A small idea planted in the mind by divine hands, when acted upon, can grow something with an impact as great as feeling the cool breeze and warmth of the sun for seemingly weeks, though it be a literal last experience.
Listen intently and look with sharp eyes for the opportunities around you, Eric.

An excerpt from E. B. Browning's "Aurora Leigh" speaks truths I am ready to believe.

"Earth's crammed with heaven,
And every common bush afire with God;
But only he who sees, takes off his shoes,
The rest sit round it, and pluck blackberries,
And daub their natural faces unaware..."

No, I will not be in want. You are with me; I will not fear. You comfort me; I will not fear.
Joy has the last word, offering a blessing.

source of hope

The tougher the times, the greater the need to live a life of love for others.

Nearness. This is what I have felt today. This is what has been encouraging me deep, deep down. Nearness to the the source of real hope. Following an emotionally taxing night at the hospital, I was eager to be around the family of God in hopes of restoration.

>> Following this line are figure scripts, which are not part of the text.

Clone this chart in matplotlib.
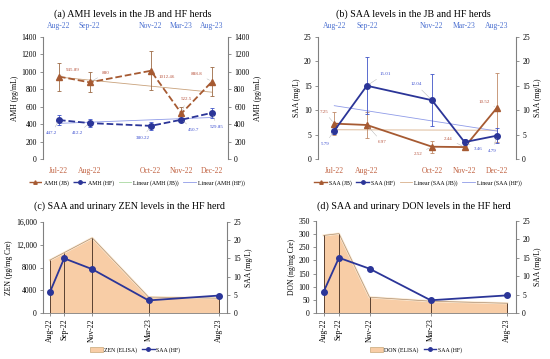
import matplotlib
matplotlib.use("Agg")
import matplotlib.pyplot as plt
from matplotlib.lines import Line2D
from matplotlib.patches import Patch
import numpy as np
import pandas as pd

plt.rcParams['font.family'] = ['Liberation Serif', 'DejaVu Serif']

# DATA ########################################################################

jb_months = ["Jul-22", "Aug-22", "Oct-22", "Nov-22", "Dec-22"]
hf_months = ["Aug-22", "Sep-22", "Nov-22", "Mar-23", "Aug-23"]

amh_jb = [945.89, 880, 1012.46, 522.5, 888.8]
amh_jb_err = [160, 115, 225, 70, 165]
amh_hf = [447.2, 412.2, 380.22, 450.7, 529.85]
amh_hf_err = [55, 50, 50, 25, 60]

saa_jb = [7.25, 6.97, 2.52, 2.44, 10.52]
saa_jb_err = [2.4, 2.7, 1.2, 0.3, 7.1]
saa_hf = [5.79, 15.01, 12.04, 3.46, 4.79]
saa_hf_err = [0.7, 5.8, 5.3, 0.6, 1.6]

zen = [9300, 10600, 13200, 2800, 2600]
don = [295, 302, 60, 45, 37]

# STYLE #######################################################################

JB = '#a65a32'
HF = '#2b3598'
JB_TXT = '#b8543e'
HF_TXT = '#3c4fd0'
JB_TICK = '#c0603f'
HF_TICK = '#4a6fd0'
AREA = '#f8cda6'
GRAY = '#808080'


def month_index(labels):
    d = pd.to_datetime(labels, format="%b-%y")
    return np.array((d.year - d.year[0]) * 12 + d.month - d.month[0])


def rect(l, r, t, b):
    return [l / 550, 1 - b / 359, (r - l) / 550, (b - t) / 359]


def style_axis(ax, right=False):
    for s in ['top', 'bottom', 'left', 'right']:
        ax.spines[s].set_visible(False)
    side = 'right' if right else 'left'
    ax.spines[side].set_visible(True)
    ax.spines[side].set_color(GRAY)
    ax.spines[side].set_linewidth(0.8)
    ax.tick_params(axis='y', length=2.5, width=0.6, color=GRAY, labelsize=5.5, pad=2)


def add_labels(ax, xs, vals, offsets, color):
    for x, v, (dx, dy) in zip(xs, vals, offsets):
        ax.annotate(str(v), (x, v), xytext=(dx, dy), textcoords='offset pixels',
                    fontsize=3.6, color=color, ha='center', va='center',
                    arrowprops=dict(arrowstyle='-', color='#aaaaaa', lw=0.3,
                                    shrinkA=1, shrinkB=2))


def trend(x, y):
    k, b = np.polyfit(x, y, 1)
    return [x[0], x[-1]], [k * x[0] + b, k * x[-1] + b]


fig = plt.figure(figsize=(5.5, 3.59), dpi=100)

xj = month_index(jb_months)
xh = month_index(hf_months)

# PANEL (a) ###################################################################

ax = fig.add_axes(rect(43, 228, 37, 159))
tx, ty = trend(xj, amh_jb)
ax.plot(tx, ty, color='#c9a27c', lw=0.6)
tx, ty = trend(xj, amh_hf)
ax.plot(tx, ty, color='#8f9be8', lw=0.6)
ax.errorbar(xj, amh_jb, yerr=amh_jb_err, color=JB, ls='--', lw=1.3, marker='^', ms=4,
            ecolor='#9c6a45', elinewidth=0.6, capsize=1.5, capthick=0.6)
ax.errorbar(xj, amh_hf, yerr=amh_hf_err, color=HF, ls='--', lw=1.3, marker='o', ms=4,
            ecolor='#4055c8', elinewidth=0.6, capsize=1.5, capthick=0.6)
add_labels(ax, xj, amh_jb, [(14, 7), (16, 9), (16, -6), (5, 14), (-15, 8)], JB_TXT)
add_labels(ax, xj, amh_hf, [(-7, -13), (-12, -10), (-8, -12), (12, -10), (5, -14)], HF_TXT)
ax.set_xlim(-0.52, 5.52)
ax.set_ylim(0, 1400)
ax.set_yticks(range(0, 1401, 200))
style_axis(ax)
ax.set_ylabel("AMH (pg/mL)", fontsize=5.5, labelpad=2)
ax.set_xticks(xj)
ax.set_xticklabels(jb_months, color=JB_TICK, fontsize=5.5)
ax.tick_params(axis='x', length=0, pad=6)
top = ax.secondary_xaxis('top')
top.set_xticks(xj)
top.set_xticklabels(hf_months, color=HF_TICK, fontsize=5.5)
top.tick_params(axis='x', length=0, pad=5)
top.spines['top'].set_visible(False)
ax2 = ax.twinx()
ax2.set_ylim(0, 1400)
ax2.set_yticks(range(0, 1401, 200))
style_axis(ax2, right=True)
ax2.set_ylabel("AMH (pg/mL)", fontsize=5.5, labelpad=3)
fig.text(133 / 550, 1 - 14 / 359, "(a) AMH levels in the JB and HF herds",
         fontsize=7.2, ha='center', va='center')

handles = [Line2D([], [], color=JB, ls='--', lw=1, marker='^', ms=2.5),
           Line2D([], [], color=HF, ls='--', lw=1, marker='o', ms=2.5),
           Line2D([], [], color='#a8d8a0', lw=0.6),
           Line2D([], [], color='#8f9be8', lw=0.6)]
fig.legend(handles, ["AMH (JB)", "AMH (HF)", "Linear (AMH (JB))", "Linear (AMH (HF))"],
           loc='center', bbox_to_anchor=(137 / 550, 1 - 183 / 359), ncol=4,
           frameon=False, fontsize=4.2, handlelength=2.2, handletextpad=0.3,
           columnspacing=0.8)

# PANEL (b) ###################################################################

ax = fig.add_axes(rect(318, 516, 37, 159))
tx, ty = trend(xj, saa_jb)
ax.plot(tx, ty, color='#d8b08a', lw=0.6)
tx, ty = trend(xj, saa_hf)
ax.plot(tx, ty, color='#8f9be8', lw=0.6)
ax.errorbar(xj, saa_jb, yerr=saa_jb_err, color=JB, lw=1.3, marker='^', ms=4,
            ecolor='#c08a68', elinewidth=0.6, capsize=1.5, capthick=0.6)
ax.errorbar(xj, saa_hf, yerr=saa_hf_err, color=HF, lw=1.3, marker='o', ms=4,
            ecolor='#4055c8', elinewidth=0.6, capsize=1.5, capthick=0.6)
add_labels(ax, xj, saa_jb, [(-10, 12), (15, -17), (-14, -7), (-16, 8), (-13, 6)], JB_TXT)
add_labels(ax, xj, saa_hf, [(-9, -13), (18, 12), (-16, 16), (14, -7), (-5, -15)], HF_TXT)
ax.set_xlim(-0.5, 5.58)
ax.set_ylim(0, 25)
ax.set_yticks(range(0, 26, 5))
style_axis(ax)
ax.set_ylabel("SAA (mg/L)", fontsize=5.5, labelpad=2)
ax.set_xticks(xj)
ax.set_xticklabels(jb_months, color=JB_TICK, fontsize=5.5)
ax.tick_params(axis='x', length=0, pad=6)
top = ax.secondary_xaxis('top')
top.set_xticks(xj)
top.set_xticklabels(hf_months, color=HF_TICK, fontsize=5.5)
top.tick_params(axis='x', length=0, pad=5)
top.spines['top'].set_visible(False)
ax2 = ax.twinx()
ax2.set_ylim(0, 25)
ax2.set_yticks(range(0, 26, 5))
style_axis(ax2, right=True)
ax2.set_ylabel("SAA (mg/L)", fontsize=5.5, labelpad=3)
fig.text(413 / 550, 1 - 14 / 359, "(b) SAA levels in the JB and HF herds",
         fontsize=7.2, ha='center', va='center')

handles = [Line2D([], [], color=JB, lw=1, marker='^', ms=2.5),
           Line2D([], [], color=HF, lw=1, marker='o', ms=2.5),
           Line2D([], [], color='#d8b08a', lw=0.6),
           Line2D([], [], color='#8f9be8', lw=0.6)]
fig.legend(handles, ["SAA (JB)", "SAA (HF)", "Linear (SAA (JB))", "Linear (SAA (HF))"],
           loc='center', bbox_to_anchor=(418 / 550, 1 - 183 / 359), ncol=4,
           frameon=False, fontsize=4.2, handlelength=2.2, handletextpad=0.3,
           columnspacing=0.8)


# PANELS (c) and (d) ##########################################################

def mycotoxin_panel(r, values, ymax, yticks, yticklabels, ylabel, title, tx, legend_name):
    ax = fig.add_axes(r)
    ax.fill_between(xh, values, color=AREA, lw=0)
    ax.plot(xh, values, color='#fbe9d2', lw=1.6)
    ax.plot(xh, values, color='#9c7a5a', lw=0.5, alpha=0.8)
    ax.vlines(xh, 0, values, color='#5a4030', lw=0.7)
    ax.set_xlim(-0.5, 12.58)
    ax.set_ylim(0, ymax)
    ax.set_yticks(yticks)
    ax.set_yticklabels(yticklabels)
    style_axis(ax)
    ax.spines['bottom'].set_visible(True)
    ax.spines['bottom'].set_color(GRAY)
    ax.spines['bottom'].set_linewidth(0.6)
    ax.set_ylabel(ylabel, fontsize=5.5, labelpad=2)
    ax.set_xticks(xh)
    ax.set_xticklabels(hf_months, rotation=90, fontsize=5.5)
    ax.tick_params(axis='x', length=2.5, width=0.6, color=GRAY, pad=1.5)

    ax2 = ax.twinx()
    ax2.plot(xh, saa_hf, color=HF, lw=1.3, marker='o', ms=4)
    ax2.set_ylim(0, 25)
    ax2.set_yticks(range(0, 26, 5))
    style_axis(ax2, right=True)
    ax2.set_ylabel("SAA (mg/L)", fontsize=5.5, labelpad=3)

    fig.text(tx / 550, 1 - 206 / 359, title, fontsize=7.2, ha='center', va='center')
    handles = [Patch(facecolor=AREA, edgecolor='#c8a878', lw=0.5),
               Line2D([], [], color=HF, lw=1, marker='o', ms=2.5)]
    fig.legend(handles, [legend_name, "SAA (HF)"], loc='center',
               bbox_to_anchor=((r[0] + r[2] / 2), 1 - 350 / 359), ncol=2,
               frameon=False, fontsize=4.2, handlelength=2.2, handletextpad=0.2,
               columnspacing=0.8)


mycotoxin_panel(rect(43, 227, 222, 313), zen, 16000,
                [0, 4000, 8000, 12000, 16000], ['0', '4000', '8000', '12,000', '16,000'],
                "ZEN (pg/mg Cre)", "(c) SAA and urinary ZEN levels in the HF herd",
                129, "ZEN (ELISA)")
mycotoxin_panel(rect(316, 516, 221, 313), don, 350,
                list(range(0, 351, 50)), [str(v) for v in range(0, 351, 50)],
                "DON (ng/mg Cre)", "(d) SAA and urinary DON levels in the HF herd",
                414, "DON (ELISA)")

fig.savefig("out.png", dpi=100)
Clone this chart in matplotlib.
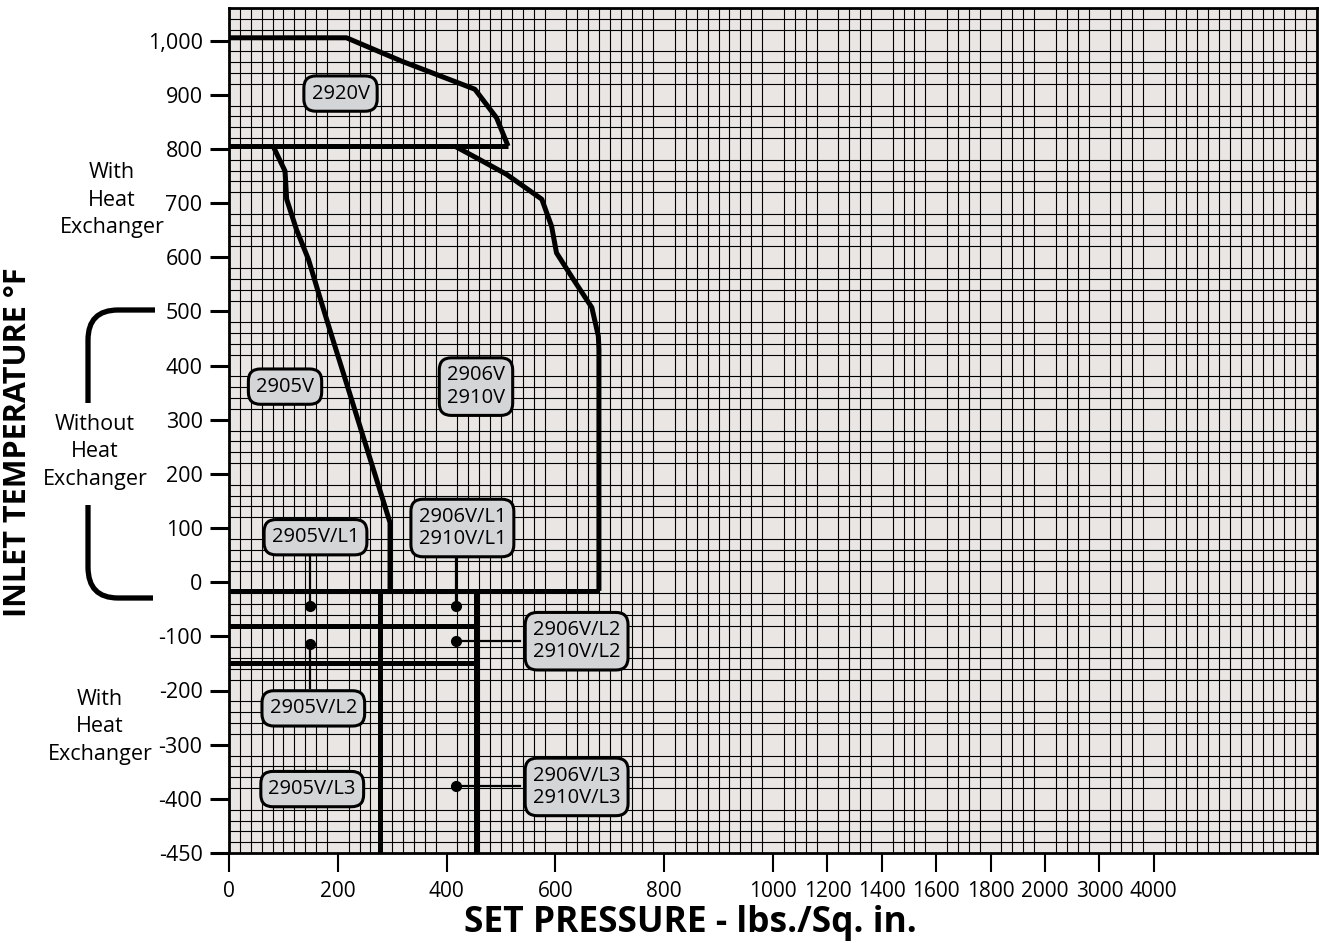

A time gap allowed for 1 Peter and a great cup of coffee to begin to warm my body and soul before heading to Karis. Hat on, hood up, focused eyes, open heart. There are times when I am aware of my need for something outside of myself to make it through each moment. This is always the reality, but I am only really aware of this at certain times. This morning I felt it in the fibers of my being. I could feel that by the end of my shift I was not loving my patients well, and I was going through motions. This realization is defeating. I know that there is no slacking when it comes to our call to live like Jesus, especially when life is really tough. Peter doesn't ease our burden by saying we don't have to live like Jesus during difficult times. Instead he writes something to equip us with the power to love.

He begins his letter saying: "Blessed be the God and Father of our Lord Jesus Christ! According to his great mercy, he has caused us to be born again to a living hope through the resurrection of Jesus Christ from the dead" (1:3). The power of hope. If we are to love like Jesus loved, even in times of great stress and worry, then we must be filled with "living hope."

There are some things going on in life, that when I hear this kind of encouragement it provokes a resounding "Amen!" because this is what I've been looking for and needing to hold onto. This "living hope" is fertile, fruitful, and productive. It has power. It gives rise to change.

I needed this. I need this. Blessed be the God and Father of our Lord Jesus Christ! There is great cause for celebration.